## Data
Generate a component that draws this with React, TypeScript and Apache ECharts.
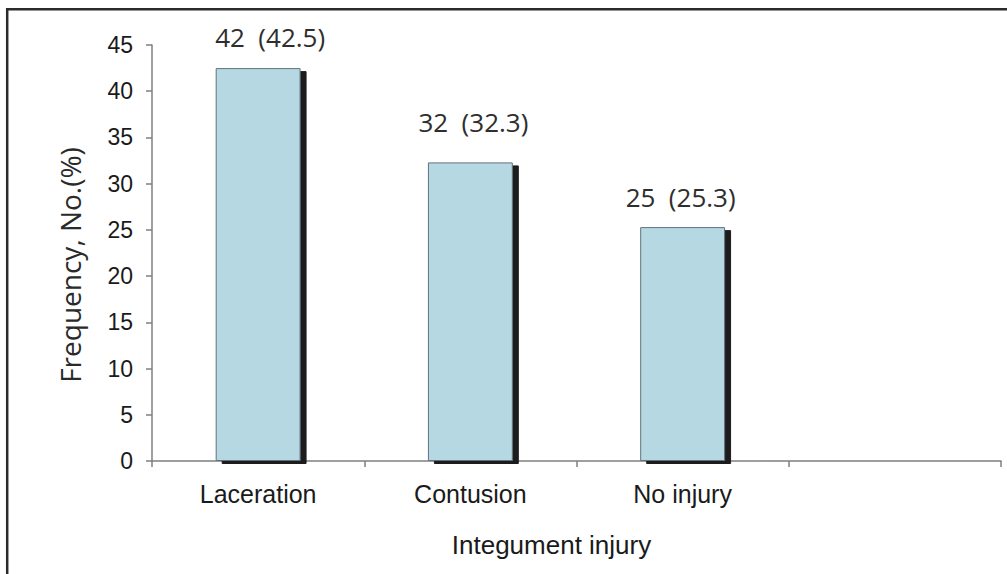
import React, { useEffect, useRef } from "react";
import * as echarts from "echarts";

const categories = ["Laceration", "Contusion", "No injury", ""];
const counts = [42, 32, 25];
const percents = [42.5, 32.3, 25.3];
const labelOffsets = [[12, 0], [3, -9], [-2, 1]];
const yTicks = { min: 0, max: 45, interval: 5 };

export default function App() {
  const ref = useRef<HTMLDivElement>(null);
  useEffect(() => {
    if (!ref.current) return;
    const chart = echarts.init(ref.current, null, { renderer: "svg" });
    const data = categories.map((c, i) =>
      i < percents.length
        ? {
            value: percents[i],
            label: { offset: labelOffsets[i] },
          }
        : null
    );
    chart.setOption({
      animation: false,
      backgroundColor: "#ffffff",
      grid: { left: 152, right: 6, top: 45, bottom: 113, containLabel: false },
      graphic: [
        {
          type: "rect",
          shape: { x: 7.2, y: 9.3, width: 1200, height: 800 },
          style: { fill: "none", stroke: "#2b2b2b", lineWidth: 2.5 },
          silent: true,
          z: 100,
        },
      ],
      xAxis: {
        type: "category",
        data: categories,
        boundaryGap: true,
        name: "Integument injury",
        nameLocation: "middle",
        nameGap: 71,
        nameTextStyle: {
          fontFamily: "Liberation Sans, Arial, sans-serif",
          fontSize: 26,
          color: "#1a1a1a",
          padding: [0, 50, 0, 0],
        },
        axisLine: { lineStyle: { color: "#7f7f7f", width: 1.5 } },
        axisTick: { show: true, length: 6, alignWithLabel: false, lineStyle: { color: "#7f7f7f", width: 1.5 } },
        axisLabel: {
          fontFamily: "Liberation Sans, Arial, sans-serif",
          fontSize: 25,
          color: "#1a1a1a",
          margin: 20,
        },
        splitLine: { show: false },
      },
      yAxis: {
        type: "value",
        min: yTicks.min,
        max: yTicks.max,
        interval: yTicks.interval,
        name: "Frequency, No.(%)",
        nameLocation: "middle",
        nameGap: 68,
        nameRotate: 90,
        nameTextStyle: {
          fontFamily: "Open Sans, sans-serif",
          fontSize: 28,
          color: "#2a2a2a",
          padding: [0, 24, 0, 0],
        },
        axisLine: { show: true, lineStyle: { color: "#7f7f7f", width: 1.5 } },
        axisTick: { show: true, length: 6, lineStyle: { color: "#7f7f7f", width: 1.5 } },
        axisLabel: {
          fontFamily: "Liberation Sans, Arial, sans-serif",
          fontSize: 23,
          color: "#1a1a1a",
          margin: 19,
        },
        splitLine: { show: false },
      },
      series: [
        {
          type: "bar",
          data,
          barWidth: "40%",
          itemStyle: {
            color: "#b5d8e3",
            borderColor: "#62727c",
            borderWidth: 1,
            shadowColor: "#1a1a1a",
            shadowBlur: 0,
            shadowOffsetX: 6,
            shadowOffsetY: 3,
          },
          label: {
            show: true,
            position: "top",
            distance: 18,
            fontFamily: "Open Sans, sans-serif",
            fontSize: 26,
            color: "#2e2e2e",
            formatter: (p: any) => `${counts[p.dataIndex]}  (${percents[p.dataIndex]})`,
          },
        },
      ],
    });
    return () => chart.dispose();
  }, []);
  return (
    <div
      ref={ref}
      style={{ position: "fixed", left: 0, top: 0, width: 1007, height: 574, background: "#fff" }}
    />
  );
}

## Short task
Give the data above again in full and unchanged, skipping the pictures.

## Full response
Generate a component that draws this with React, TypeScript and Apache ECharts.
import React, { useEffect, useRef } from "react";
import * as echarts from "echarts";

const categories = ["Laceration", "Contusion", "No injury", ""];
const counts = [42, 32, 25];
const percents = [42.5, 32.3, 25.3];
const labelOffsets = [[12, 0], [3, -9], [-2, 1]];
const yTicks = { min: 0, max: 45, interval: 5 };

export default function App() {
  const ref = useRef<HTMLDivElement>(null);
  useEffect(() => {
    if (!ref.current) return;
    const chart = echarts.init(ref.current, null, { renderer: "svg" });
    const data = categories.map((c, i) =>
      i < percents.length
        ? {
            value: percents[i],
            label: { offset: labelOffsets[i] },
          }
        : null
    );
    chart.setOption({
      animation: false,
      backgroundColor: "#ffffff",
      grid: { left: 152, right: 6, top: 45, bottom: 113, containLabel: false },
      graphic: [
        {
          type: "rect",
          shape: { x: 7.2, y: 9.3, width: 1200, height: 800 },
          style: { fill: "none", stroke: "#2b2b2b", lineWidth: 2.5 },
          silent: true,
          z: 100,
        },
      ],
      xAxis: {
        type: "category",
        data: categories,
        boundaryGap: true,
        name: "Integument injury",
        nameLocation: "middle",
        nameGap: 71,
        nameTextStyle: {
          fontFamily: "Liberation Sans, Arial, sans-serif",
          fontSize: 26,
          color: "#1a1a1a",
          padding: [0, 50, 0, 0],
        },
        axisLine: { lineStyle: { color: "#7f7f7f", width: 1.5 } },
        axisTick: { show: true, length: 6, alignWithLabel: false, lineStyle: { color: "#7f7f7f", width: 1.5 } },
        axisLabel: {
          fontFamily: "Liberation Sans, Arial, sans-serif",
          fontSize: 25,
          color: "#1a1a1a",
          margin: 20,
        },
        splitLine: { show: false },
      },
      yAxis: {
        type: "value",
        min: yTicks.min,
        max: yTicks.max,
        interval: yTicks.interval,
        name: "Frequency, No.(%)",
        nameLocation: "middle",
        nameGap: 68,
        nameRotate: 90,
        nameTextStyle: {
          fontFamily: "Open Sans, sans-serif",
          fontSize: 28,
          color: "#2a2a2a",
          padding: [0, 24, 0, 0],
        },
        axisLine: { show: true, lineStyle: { color: "#7f7f7f", width: 1.5 } },
        axisTick: { show: true, length: 6, lineStyle: { color: "#7f7f7f", width: 1.5 } },
        axisLabel: {
          fontFamily: "Liberation Sans, Arial, sans-serif",
          fontSize: 23,
          color: "#1a1a1a",
          margin: 19,
        },
        splitLine: { show: false },
      },
      series: [
        {
          type: "bar",
          data,
          barWidth: "40%",
          itemStyle: {
            color: "#b5d8e3",
            borderColor: "#62727c",
            borderWidth: 1,
            shadowColor: "#1a1a1a",
            shadowBlur: 0,
            shadowOffsetX: 6,
            shadowOffsetY: 3,
          },
          label: {
            show: true,
            position: "top",
            distance: 18,
            fontFamily: "Open Sans, sans-serif",
            fontSize: 26,
            color: "#2e2e2e",
            formatter: (p: any) => `${counts[p.dataIndex]}  (${percents[p.dataIndex]})`,
          },
        },
      ],
    });
    return () => chart.dispose();
  }, []);
  return (
    <div
      ref={ref}
      style={{ position: "fixed", left: 0, top: 0, width: 1007, height: 574, background: "#fff" }}
    />
  );
}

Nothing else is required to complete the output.